(Figure scripts)
□ □ □ □
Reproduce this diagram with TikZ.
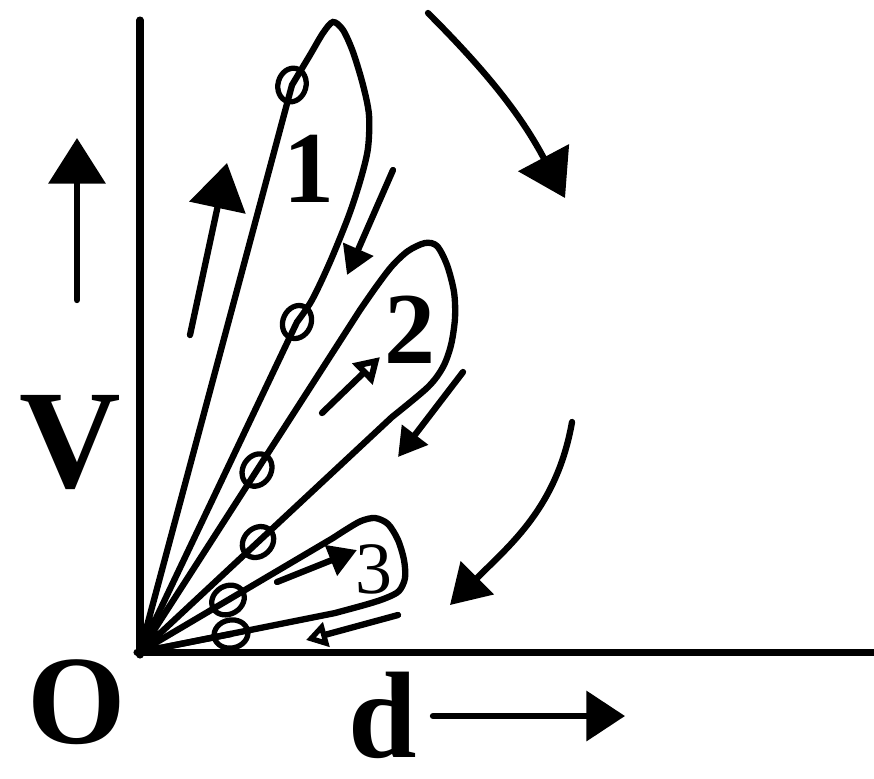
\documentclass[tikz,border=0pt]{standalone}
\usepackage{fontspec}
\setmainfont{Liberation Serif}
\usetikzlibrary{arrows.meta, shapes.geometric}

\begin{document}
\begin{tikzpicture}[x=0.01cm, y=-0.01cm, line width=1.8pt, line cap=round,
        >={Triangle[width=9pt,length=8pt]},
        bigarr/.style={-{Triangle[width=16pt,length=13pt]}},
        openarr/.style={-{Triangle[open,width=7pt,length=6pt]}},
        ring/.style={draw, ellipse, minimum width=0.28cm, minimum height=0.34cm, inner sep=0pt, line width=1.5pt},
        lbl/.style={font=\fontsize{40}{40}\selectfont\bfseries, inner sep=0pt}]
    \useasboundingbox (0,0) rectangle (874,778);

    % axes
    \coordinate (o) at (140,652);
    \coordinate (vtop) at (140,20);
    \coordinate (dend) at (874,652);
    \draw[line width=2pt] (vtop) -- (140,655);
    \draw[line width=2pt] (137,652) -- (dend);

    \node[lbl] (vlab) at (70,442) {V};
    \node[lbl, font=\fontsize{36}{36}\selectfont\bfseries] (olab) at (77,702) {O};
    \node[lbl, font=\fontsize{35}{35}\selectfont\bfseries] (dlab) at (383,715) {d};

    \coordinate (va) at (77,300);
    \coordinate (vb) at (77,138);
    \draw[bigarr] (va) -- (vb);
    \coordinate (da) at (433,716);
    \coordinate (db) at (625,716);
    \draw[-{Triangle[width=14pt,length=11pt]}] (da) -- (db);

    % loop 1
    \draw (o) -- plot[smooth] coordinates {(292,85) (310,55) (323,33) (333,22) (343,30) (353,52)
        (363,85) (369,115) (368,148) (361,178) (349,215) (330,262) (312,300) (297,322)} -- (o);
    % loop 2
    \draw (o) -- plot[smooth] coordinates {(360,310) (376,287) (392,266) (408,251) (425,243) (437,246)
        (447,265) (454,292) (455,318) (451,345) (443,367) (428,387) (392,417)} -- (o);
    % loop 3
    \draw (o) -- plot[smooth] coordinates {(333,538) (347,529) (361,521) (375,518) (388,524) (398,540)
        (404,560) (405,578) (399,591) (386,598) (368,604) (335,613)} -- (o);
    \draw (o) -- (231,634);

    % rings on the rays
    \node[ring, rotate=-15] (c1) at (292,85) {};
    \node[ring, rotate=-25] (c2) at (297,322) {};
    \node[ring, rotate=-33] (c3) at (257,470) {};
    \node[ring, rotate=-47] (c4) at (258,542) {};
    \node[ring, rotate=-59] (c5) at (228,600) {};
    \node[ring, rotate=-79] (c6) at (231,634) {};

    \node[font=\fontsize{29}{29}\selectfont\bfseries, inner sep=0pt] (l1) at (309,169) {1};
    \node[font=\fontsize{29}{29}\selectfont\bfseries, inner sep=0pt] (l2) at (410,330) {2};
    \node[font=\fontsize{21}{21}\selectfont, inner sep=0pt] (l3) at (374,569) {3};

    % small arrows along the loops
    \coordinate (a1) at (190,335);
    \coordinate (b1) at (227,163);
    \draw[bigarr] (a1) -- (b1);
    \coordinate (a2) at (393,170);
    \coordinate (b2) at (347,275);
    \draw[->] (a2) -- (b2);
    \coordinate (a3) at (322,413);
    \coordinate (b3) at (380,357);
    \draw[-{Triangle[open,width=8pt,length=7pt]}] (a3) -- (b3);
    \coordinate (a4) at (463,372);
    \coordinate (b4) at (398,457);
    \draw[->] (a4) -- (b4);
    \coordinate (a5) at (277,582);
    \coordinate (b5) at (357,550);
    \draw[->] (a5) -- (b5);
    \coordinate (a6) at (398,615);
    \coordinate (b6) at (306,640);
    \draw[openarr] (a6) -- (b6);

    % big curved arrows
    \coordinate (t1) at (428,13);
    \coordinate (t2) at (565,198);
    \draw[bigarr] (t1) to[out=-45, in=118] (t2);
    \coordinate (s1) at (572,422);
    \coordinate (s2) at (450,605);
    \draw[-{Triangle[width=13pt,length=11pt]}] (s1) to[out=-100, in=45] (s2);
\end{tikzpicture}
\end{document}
□ □ □ □
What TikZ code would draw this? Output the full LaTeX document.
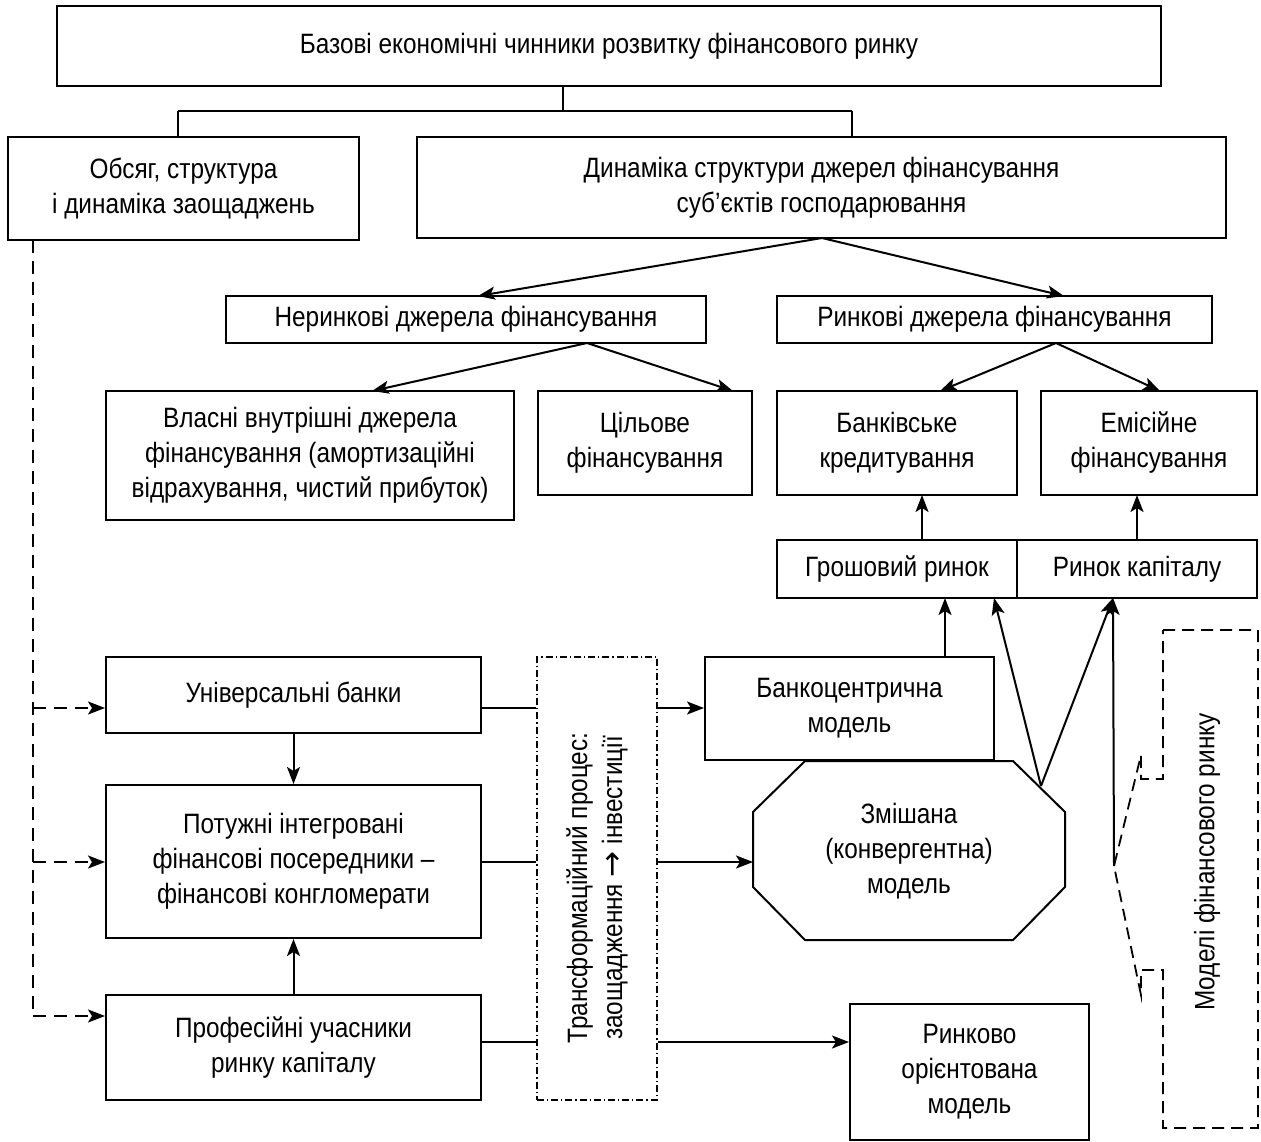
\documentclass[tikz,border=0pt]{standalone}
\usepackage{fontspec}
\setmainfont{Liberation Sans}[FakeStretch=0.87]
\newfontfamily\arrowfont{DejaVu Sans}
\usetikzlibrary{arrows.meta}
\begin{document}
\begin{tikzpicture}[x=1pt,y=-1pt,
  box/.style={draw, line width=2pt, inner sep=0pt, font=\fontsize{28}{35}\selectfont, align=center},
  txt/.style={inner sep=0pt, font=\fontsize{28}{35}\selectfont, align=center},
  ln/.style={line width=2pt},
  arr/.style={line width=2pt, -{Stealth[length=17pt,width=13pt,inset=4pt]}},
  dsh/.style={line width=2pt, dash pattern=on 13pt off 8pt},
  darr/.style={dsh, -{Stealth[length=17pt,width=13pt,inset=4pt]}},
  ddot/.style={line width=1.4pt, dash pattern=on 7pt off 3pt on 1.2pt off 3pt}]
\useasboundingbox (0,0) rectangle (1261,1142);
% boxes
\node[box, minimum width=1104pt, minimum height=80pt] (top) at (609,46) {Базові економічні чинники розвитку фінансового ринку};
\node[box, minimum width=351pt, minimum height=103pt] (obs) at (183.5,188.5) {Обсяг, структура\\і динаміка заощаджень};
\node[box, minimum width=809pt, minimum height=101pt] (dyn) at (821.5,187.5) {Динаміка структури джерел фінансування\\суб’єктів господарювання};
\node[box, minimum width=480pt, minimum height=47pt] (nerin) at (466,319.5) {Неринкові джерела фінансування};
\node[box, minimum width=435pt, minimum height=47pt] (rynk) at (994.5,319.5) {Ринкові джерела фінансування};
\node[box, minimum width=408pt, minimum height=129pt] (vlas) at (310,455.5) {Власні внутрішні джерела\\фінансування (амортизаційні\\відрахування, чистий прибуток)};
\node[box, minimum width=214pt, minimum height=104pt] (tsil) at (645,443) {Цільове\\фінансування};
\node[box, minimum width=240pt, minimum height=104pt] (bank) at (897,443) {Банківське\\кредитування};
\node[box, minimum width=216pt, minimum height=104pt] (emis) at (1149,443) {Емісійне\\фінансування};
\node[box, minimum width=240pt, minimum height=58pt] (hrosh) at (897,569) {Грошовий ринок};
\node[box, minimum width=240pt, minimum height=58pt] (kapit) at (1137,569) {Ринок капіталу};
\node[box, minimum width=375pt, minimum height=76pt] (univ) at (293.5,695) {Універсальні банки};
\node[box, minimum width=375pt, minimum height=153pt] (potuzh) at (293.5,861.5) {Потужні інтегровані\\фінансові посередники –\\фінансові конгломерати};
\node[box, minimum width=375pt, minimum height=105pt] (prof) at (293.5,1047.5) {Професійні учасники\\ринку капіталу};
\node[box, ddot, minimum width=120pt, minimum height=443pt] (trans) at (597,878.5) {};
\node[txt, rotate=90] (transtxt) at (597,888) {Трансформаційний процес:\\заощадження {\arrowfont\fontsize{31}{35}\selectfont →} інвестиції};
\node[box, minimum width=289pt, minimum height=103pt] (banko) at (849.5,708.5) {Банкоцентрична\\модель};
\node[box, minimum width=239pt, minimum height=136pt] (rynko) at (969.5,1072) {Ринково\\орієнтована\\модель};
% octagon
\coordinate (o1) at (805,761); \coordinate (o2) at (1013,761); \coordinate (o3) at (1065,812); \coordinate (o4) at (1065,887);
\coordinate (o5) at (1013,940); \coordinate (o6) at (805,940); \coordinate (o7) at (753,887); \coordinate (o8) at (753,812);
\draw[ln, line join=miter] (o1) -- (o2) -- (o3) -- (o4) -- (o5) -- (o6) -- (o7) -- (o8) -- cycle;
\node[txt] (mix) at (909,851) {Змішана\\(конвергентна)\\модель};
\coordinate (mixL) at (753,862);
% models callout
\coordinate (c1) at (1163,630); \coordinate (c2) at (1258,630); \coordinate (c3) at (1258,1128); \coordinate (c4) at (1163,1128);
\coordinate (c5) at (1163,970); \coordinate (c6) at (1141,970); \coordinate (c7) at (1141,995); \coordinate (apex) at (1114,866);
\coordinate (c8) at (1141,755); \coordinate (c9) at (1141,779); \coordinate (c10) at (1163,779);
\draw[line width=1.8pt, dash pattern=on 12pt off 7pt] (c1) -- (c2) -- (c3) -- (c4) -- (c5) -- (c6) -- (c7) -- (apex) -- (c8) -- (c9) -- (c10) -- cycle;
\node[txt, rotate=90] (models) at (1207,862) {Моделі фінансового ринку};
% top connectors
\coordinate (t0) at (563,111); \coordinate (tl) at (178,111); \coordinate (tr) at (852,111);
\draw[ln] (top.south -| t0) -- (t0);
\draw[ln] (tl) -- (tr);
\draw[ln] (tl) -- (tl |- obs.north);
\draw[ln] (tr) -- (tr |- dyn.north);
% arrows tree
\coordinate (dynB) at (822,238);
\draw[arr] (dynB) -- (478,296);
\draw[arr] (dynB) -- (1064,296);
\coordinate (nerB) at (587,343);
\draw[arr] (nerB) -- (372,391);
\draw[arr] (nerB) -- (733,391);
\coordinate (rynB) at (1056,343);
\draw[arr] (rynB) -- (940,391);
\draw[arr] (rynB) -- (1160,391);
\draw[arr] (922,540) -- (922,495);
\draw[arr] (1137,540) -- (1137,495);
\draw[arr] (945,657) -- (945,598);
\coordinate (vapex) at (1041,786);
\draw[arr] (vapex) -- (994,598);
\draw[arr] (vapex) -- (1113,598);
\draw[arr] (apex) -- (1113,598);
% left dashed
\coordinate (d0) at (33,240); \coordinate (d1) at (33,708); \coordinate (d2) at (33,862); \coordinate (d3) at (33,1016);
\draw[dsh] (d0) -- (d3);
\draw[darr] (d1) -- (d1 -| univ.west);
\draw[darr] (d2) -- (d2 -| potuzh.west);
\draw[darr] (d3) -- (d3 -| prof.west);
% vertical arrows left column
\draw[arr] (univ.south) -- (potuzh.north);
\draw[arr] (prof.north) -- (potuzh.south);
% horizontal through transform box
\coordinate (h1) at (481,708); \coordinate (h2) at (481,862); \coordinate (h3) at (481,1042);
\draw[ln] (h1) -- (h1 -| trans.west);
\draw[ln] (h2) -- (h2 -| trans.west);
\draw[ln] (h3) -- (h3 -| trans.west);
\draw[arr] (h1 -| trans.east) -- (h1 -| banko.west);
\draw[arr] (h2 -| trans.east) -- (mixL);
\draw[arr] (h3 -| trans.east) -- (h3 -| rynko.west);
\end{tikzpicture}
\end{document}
□ □ □ □
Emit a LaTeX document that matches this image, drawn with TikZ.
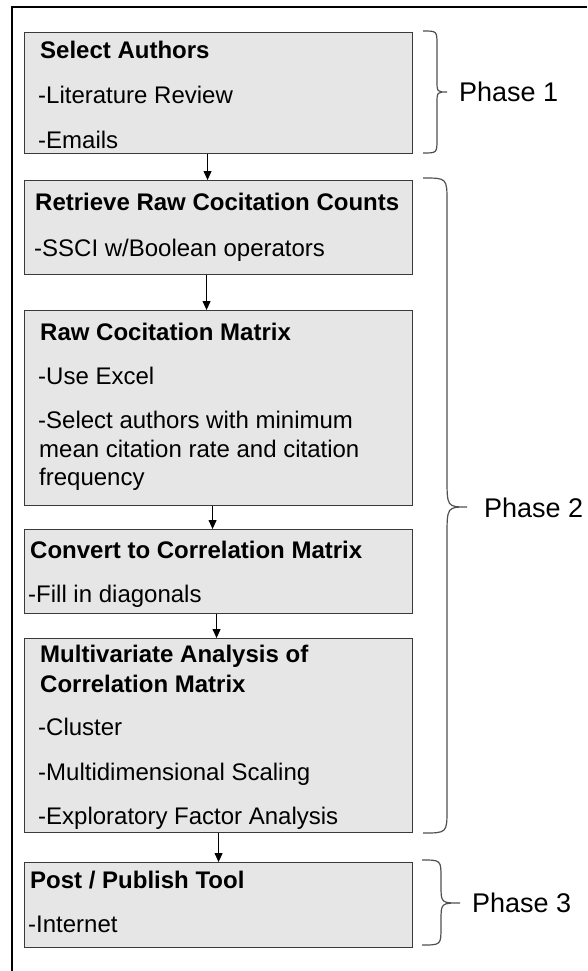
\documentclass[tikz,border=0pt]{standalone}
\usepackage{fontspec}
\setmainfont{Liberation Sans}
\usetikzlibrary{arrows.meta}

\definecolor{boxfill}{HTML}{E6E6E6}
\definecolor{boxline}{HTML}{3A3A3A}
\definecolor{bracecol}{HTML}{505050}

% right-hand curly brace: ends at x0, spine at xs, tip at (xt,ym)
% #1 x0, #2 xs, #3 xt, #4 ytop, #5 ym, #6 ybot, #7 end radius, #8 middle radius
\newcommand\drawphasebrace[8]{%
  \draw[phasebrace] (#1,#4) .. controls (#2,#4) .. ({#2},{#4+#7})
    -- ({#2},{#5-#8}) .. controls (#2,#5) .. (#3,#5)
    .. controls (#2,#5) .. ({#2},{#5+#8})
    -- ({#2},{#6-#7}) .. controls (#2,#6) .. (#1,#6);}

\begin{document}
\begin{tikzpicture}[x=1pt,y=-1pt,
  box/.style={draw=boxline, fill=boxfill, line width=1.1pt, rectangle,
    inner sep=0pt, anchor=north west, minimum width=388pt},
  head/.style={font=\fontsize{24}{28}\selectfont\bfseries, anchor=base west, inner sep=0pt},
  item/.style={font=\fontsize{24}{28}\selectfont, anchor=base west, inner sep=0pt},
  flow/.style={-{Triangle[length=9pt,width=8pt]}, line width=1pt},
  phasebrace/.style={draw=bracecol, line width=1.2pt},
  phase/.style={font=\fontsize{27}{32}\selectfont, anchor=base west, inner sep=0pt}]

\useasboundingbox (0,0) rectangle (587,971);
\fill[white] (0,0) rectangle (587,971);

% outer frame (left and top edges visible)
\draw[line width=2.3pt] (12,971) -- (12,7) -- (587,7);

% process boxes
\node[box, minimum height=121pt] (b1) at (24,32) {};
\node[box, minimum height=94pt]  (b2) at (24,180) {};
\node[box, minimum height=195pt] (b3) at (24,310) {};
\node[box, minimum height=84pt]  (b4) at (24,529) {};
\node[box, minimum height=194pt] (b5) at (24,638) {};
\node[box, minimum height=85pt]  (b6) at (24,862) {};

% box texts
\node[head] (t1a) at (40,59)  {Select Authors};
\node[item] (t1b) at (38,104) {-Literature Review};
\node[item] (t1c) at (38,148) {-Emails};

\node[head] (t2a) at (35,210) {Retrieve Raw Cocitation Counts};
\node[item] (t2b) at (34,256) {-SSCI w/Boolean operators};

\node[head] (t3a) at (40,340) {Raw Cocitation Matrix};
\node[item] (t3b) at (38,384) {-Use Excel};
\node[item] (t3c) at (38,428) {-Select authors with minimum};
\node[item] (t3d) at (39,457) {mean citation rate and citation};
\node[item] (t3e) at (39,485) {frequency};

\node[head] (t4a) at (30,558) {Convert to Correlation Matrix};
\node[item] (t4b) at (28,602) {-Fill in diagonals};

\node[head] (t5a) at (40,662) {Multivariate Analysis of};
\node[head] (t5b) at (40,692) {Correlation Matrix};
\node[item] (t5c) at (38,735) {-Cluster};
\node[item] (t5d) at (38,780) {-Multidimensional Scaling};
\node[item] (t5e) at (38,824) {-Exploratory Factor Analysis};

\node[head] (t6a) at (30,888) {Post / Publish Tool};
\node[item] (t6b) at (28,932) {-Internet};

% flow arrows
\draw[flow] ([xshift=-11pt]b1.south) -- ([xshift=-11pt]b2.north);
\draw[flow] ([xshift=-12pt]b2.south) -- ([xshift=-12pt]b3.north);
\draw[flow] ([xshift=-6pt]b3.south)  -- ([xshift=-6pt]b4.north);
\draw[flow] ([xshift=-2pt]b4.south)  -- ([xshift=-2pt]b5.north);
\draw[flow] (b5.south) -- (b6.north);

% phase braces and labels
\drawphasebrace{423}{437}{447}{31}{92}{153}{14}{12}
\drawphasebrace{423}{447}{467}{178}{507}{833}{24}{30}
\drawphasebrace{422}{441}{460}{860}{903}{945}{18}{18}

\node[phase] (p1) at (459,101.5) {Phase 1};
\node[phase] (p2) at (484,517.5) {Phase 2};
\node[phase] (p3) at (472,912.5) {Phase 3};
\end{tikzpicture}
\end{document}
□ □ □ □
— BRIEF —
Take out nothing but the lines from the one containing "Reproduce this diagram with TikZ." to the one containing "(0,0) rectangle (874,778);", inclusive, retyped exactly. Drop the pictures.

— EXERCISE ANSWER —
Reproduce this diagram with TikZ.
\documentclass[tikz,border=0pt]{standalone}
\usepackage{fontspec}
\setmainfont{Liberation Serif}
\usetikzlibrary{arrows.meta, shapes.geometric}

\begin{document}
\begin{tikzpicture}[x=0.01cm, y=-0.01cm, line width=1.8pt, line cap=round,
        >={Triangle[width=9pt,length=8pt]},
        bigarr/.style={-{Triangle[width=16pt,length=13pt]}},
        openarr/.style={-{Triangle[open,width=7pt,length=6pt]}},
        ring/.style={draw, ellipse, minimum width=0.28cm, minimum height=0.34cm, inner sep=0pt, line width=1.5pt},
        lbl/.style={font=\fontsize{40}{40}\selectfont\bfseries, inner sep=0pt}]
    \useasboundingbox (0,0) rectangle (874,778);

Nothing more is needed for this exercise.